INPUT DATA —
═══
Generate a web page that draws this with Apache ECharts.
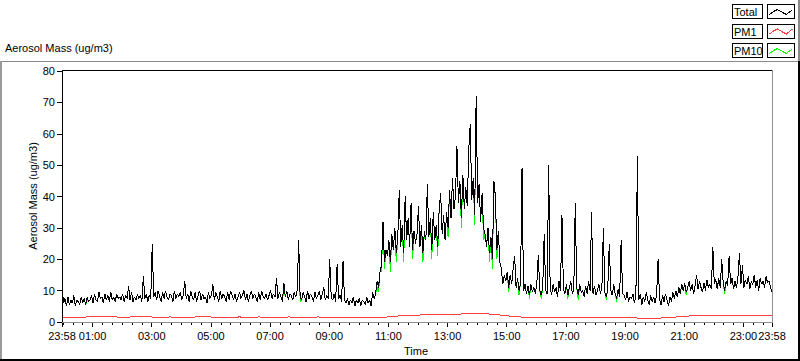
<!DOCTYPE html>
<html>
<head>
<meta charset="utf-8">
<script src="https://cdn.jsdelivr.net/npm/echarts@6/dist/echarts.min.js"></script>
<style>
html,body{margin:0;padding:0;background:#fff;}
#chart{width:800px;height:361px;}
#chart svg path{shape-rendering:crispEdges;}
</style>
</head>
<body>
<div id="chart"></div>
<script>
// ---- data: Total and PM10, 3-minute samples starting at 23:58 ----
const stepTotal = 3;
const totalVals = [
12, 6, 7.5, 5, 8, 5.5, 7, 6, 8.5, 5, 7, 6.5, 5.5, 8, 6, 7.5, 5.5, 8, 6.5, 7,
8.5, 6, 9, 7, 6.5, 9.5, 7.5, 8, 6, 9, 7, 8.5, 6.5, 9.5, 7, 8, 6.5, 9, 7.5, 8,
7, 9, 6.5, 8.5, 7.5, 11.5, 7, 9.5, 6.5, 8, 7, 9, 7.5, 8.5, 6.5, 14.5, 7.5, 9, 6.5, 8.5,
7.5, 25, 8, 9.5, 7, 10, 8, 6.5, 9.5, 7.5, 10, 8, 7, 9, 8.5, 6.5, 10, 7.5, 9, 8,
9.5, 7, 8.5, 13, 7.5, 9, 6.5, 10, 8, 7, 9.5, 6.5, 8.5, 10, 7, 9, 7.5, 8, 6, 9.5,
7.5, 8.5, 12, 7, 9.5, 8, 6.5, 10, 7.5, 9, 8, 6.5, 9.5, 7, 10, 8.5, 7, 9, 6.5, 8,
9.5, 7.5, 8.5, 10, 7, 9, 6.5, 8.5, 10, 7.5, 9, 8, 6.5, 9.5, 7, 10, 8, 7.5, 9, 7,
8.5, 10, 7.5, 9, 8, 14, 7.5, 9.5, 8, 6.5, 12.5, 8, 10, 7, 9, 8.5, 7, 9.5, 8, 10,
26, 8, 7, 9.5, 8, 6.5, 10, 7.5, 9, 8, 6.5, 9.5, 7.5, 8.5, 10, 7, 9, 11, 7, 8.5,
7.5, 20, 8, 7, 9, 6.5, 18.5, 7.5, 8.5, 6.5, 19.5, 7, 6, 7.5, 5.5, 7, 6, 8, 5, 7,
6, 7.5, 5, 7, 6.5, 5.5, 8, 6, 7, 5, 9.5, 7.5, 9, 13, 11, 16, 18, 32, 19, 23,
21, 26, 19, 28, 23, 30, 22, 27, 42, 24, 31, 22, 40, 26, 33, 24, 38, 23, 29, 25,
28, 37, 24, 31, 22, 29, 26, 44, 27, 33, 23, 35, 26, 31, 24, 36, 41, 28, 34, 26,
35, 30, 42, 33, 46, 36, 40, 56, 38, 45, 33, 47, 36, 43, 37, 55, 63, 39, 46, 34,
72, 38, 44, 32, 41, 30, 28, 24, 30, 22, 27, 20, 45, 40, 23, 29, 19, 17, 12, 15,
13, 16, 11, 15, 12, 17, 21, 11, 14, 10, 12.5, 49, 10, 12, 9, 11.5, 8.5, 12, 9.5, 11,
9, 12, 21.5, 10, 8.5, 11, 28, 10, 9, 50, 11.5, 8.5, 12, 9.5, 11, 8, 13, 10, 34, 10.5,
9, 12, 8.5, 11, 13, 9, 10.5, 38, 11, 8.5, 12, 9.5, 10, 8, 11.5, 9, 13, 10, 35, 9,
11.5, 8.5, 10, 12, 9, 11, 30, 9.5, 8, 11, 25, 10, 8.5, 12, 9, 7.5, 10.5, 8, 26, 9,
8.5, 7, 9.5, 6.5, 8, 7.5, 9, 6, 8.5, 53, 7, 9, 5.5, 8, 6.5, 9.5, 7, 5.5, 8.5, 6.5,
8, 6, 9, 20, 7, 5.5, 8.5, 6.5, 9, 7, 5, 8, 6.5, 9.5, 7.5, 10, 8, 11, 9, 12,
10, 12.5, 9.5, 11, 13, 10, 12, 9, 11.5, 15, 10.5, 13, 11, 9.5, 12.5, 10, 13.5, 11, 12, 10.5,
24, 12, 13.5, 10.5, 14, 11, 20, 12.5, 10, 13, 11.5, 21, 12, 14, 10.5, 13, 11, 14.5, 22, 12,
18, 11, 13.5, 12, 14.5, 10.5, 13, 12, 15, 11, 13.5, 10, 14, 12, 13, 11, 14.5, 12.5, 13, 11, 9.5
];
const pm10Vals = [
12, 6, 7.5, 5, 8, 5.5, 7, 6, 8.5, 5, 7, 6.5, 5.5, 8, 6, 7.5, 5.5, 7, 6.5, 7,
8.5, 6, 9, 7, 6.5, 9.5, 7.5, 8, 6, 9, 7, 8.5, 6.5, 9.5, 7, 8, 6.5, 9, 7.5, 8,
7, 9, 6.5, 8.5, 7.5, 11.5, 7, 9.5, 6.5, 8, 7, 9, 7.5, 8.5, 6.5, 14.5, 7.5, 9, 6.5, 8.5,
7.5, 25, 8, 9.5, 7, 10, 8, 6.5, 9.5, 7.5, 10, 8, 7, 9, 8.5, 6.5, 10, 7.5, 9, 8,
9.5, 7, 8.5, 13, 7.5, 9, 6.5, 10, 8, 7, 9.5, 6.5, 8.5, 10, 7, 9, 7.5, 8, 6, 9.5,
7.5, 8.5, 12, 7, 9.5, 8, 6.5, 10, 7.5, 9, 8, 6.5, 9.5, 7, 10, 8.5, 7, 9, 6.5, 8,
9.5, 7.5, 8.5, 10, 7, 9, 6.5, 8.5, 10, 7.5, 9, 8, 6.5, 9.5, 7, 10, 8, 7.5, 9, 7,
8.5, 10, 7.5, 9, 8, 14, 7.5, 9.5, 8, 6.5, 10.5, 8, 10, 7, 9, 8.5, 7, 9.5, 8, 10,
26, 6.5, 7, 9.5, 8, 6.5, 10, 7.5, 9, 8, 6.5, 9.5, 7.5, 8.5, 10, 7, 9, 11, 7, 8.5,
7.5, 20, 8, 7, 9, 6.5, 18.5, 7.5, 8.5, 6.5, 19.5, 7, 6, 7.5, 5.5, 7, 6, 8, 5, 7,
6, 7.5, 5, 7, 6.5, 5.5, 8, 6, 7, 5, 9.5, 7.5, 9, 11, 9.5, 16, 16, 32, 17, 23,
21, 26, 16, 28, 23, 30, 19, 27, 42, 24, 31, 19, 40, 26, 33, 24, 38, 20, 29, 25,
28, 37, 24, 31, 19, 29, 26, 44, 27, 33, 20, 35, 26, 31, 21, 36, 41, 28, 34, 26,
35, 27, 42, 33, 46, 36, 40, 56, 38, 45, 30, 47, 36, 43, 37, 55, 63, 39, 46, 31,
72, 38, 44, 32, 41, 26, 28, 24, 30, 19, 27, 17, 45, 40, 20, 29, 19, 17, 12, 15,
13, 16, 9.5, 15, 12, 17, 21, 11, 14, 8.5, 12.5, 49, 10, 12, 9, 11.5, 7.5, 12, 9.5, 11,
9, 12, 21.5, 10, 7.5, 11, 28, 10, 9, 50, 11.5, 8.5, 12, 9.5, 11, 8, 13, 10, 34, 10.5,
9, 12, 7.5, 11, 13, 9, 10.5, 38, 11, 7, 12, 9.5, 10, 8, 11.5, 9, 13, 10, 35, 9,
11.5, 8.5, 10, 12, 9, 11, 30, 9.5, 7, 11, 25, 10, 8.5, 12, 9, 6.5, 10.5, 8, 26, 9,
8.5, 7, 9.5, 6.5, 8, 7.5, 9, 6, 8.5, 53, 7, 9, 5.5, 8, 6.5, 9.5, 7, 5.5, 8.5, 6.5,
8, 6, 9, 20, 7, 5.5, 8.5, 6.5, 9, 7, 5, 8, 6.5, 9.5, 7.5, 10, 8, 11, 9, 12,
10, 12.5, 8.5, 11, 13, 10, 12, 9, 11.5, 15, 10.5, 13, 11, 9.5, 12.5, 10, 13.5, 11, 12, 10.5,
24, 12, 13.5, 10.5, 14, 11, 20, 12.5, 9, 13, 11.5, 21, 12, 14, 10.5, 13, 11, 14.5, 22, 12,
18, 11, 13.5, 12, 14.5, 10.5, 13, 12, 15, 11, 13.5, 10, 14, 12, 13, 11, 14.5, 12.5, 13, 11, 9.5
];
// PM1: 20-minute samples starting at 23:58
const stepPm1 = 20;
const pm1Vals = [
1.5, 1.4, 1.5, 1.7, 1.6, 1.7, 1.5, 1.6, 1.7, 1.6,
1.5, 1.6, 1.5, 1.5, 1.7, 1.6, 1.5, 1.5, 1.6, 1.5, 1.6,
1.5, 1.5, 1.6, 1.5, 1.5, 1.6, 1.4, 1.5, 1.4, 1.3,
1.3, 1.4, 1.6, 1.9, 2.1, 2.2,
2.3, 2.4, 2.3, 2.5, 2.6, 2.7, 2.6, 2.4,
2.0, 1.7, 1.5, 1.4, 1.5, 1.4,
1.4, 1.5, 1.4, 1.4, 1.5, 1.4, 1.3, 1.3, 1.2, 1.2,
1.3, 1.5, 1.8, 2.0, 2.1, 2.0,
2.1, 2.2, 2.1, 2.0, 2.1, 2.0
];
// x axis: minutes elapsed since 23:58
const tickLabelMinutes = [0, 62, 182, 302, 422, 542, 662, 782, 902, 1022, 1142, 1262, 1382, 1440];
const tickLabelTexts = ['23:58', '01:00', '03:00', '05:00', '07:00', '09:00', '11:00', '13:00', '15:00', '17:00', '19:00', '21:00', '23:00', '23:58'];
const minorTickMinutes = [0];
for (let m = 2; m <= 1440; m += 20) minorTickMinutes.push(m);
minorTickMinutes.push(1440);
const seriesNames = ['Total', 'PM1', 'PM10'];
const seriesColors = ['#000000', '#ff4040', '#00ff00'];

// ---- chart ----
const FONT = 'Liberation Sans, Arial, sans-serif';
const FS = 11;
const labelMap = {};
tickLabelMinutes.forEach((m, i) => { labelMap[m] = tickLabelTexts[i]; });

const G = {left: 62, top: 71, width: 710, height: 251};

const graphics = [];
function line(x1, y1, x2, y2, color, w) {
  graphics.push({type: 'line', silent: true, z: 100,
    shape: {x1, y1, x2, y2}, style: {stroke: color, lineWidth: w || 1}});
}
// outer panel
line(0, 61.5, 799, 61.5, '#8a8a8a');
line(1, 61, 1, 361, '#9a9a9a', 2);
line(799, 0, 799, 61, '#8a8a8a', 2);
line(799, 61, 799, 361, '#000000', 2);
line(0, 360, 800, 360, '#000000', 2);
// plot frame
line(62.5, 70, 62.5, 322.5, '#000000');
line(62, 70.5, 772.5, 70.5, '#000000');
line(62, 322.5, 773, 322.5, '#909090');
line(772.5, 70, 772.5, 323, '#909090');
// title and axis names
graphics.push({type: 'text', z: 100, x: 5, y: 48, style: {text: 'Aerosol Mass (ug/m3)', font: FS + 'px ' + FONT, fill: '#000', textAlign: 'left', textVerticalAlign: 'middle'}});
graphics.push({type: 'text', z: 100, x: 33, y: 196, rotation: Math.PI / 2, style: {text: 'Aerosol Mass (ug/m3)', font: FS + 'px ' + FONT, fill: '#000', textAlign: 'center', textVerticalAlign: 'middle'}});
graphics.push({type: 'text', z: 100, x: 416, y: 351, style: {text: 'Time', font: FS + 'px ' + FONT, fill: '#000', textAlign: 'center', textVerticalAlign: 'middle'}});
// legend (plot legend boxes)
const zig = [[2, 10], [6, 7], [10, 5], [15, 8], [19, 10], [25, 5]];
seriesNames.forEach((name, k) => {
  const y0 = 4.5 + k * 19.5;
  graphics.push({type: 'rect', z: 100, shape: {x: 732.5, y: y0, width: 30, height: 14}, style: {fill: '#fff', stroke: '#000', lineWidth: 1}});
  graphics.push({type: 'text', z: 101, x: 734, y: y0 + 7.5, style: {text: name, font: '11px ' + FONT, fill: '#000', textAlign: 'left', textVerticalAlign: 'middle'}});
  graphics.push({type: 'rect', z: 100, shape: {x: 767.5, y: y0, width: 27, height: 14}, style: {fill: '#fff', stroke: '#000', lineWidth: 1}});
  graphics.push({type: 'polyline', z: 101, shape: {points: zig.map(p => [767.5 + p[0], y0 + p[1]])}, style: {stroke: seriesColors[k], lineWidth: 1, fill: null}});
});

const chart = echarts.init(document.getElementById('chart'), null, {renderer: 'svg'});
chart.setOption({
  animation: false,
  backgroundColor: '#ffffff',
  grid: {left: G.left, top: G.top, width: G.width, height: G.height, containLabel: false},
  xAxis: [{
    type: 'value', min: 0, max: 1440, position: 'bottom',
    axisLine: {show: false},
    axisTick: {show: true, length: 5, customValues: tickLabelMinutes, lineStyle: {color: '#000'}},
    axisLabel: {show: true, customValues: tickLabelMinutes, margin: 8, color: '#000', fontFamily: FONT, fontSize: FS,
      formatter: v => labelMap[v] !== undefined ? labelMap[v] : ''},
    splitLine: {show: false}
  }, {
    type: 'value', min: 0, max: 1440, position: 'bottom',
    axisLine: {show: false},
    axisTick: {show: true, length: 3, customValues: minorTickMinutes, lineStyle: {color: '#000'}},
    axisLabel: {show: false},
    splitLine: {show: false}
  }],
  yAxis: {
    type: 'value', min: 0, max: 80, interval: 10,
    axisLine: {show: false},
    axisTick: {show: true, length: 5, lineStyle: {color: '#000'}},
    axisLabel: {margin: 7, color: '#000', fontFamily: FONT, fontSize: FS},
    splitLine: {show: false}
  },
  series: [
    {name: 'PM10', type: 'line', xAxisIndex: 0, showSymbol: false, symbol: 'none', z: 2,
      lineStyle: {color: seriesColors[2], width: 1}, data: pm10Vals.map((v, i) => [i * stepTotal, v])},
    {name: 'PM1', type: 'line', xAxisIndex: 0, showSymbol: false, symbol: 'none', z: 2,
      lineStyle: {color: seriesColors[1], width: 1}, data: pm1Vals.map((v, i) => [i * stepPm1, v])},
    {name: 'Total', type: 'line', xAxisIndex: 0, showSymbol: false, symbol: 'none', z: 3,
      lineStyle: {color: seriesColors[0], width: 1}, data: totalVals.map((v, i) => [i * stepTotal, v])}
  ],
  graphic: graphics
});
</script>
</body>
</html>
═══
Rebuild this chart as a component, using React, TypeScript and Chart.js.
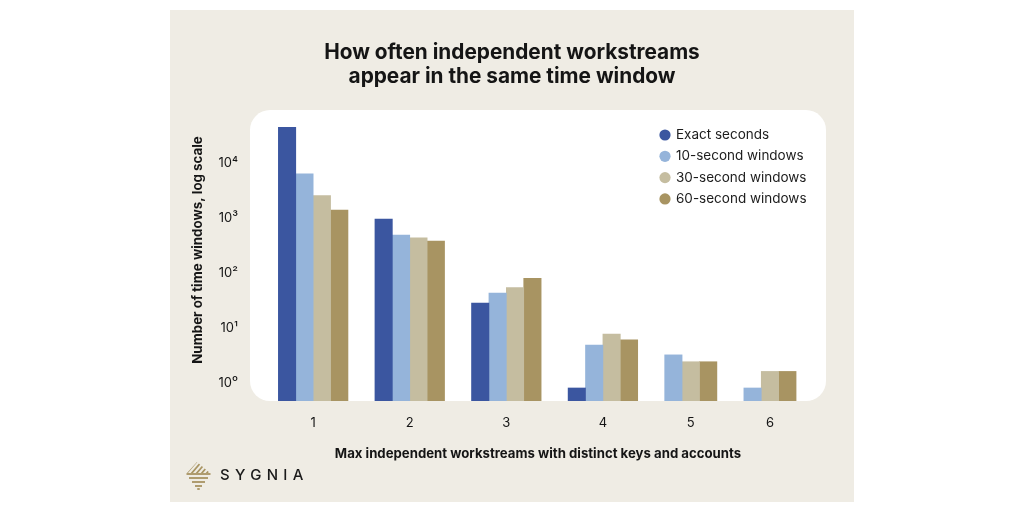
═══
WHAT YOU HAVE TO DO —
Gather each line of the listing containing the word "this" and show it.

COMPLETE OUTPUT —
Generate a web page that draws this with Apache ECharts.
Rebuild this chart as a component, using React, TypeScript and Chart.js.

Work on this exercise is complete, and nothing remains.